One Kahikatea tree situated in the northern gully is thought to be the largest in the Auckland region. There is also one very large kauri. The gully contains mature broadleaf forest. Broadleaf-podocarp forest is establishing well at the southern end of the reserve under a canopy of Kanuka (Kunzea ericoides) and Totara, after historic firewood harvesting.

Common native birds in the reserve include Kereru (Hemiphaga novaeseelandiae), Tui (Prosthemadera novaeseelandiae), Grey Warbler (Gerygone igata), Silvereye (Zosterops lateralis lateralis), North Island Fantail (Rhipidura fuliginosa placabilis), Australasian Harrier (Circus approximans), Ruru (Morepork) (Ninox novaeseelandiae novaeseelandiae), and Kotare (Halcyon sancta vagans).

Access to the reserve is from Taylor Road. There is a network of tracks in the reserve that take in the changing vegetation patterns and landforms.

Walking Tracks 

There is a sign at the reserve entrance and timber direction markers at track intersections. The Murray Jones Track, running down to the large kauri and past the tall kahikatea in a loop up to join the main track, is named after a leading light in West Auckland Scouting who was a member of the Auckland Central and then the Waitakere Branches of Forest and Bird. Murray worked on the reserve, in particular the tracks.

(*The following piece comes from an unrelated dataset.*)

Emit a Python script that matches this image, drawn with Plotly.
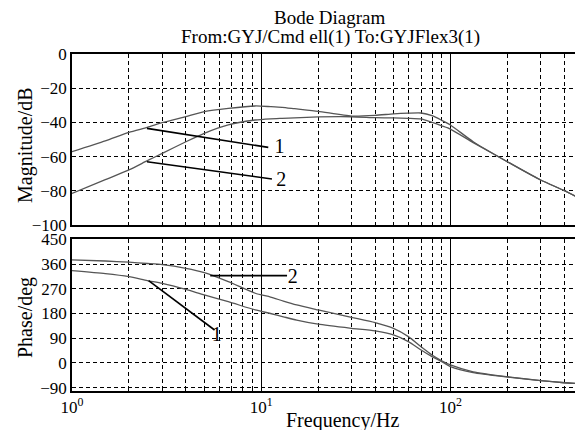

Other tracks in the reserve are the Vincent Track, running to the clearing before the kauri platform, the Vivienne Wilson Track, running from the entrance past the memorial rock, and the Yvonne Hollier Track, which rises to the ridge at the southern boundary. The latter three tracks are named after members of the Kerr-Taylor family. The tracks are developed to the tramping track standard. There is a seat dedicated to Amy Kerr-Taylor, Colin Kerr-Taylor's mother, in a small clearing above the gully. Another seat, dedicated to Colin's first wife (the donors' mother Ina) is on the Yvonne Hollier Track.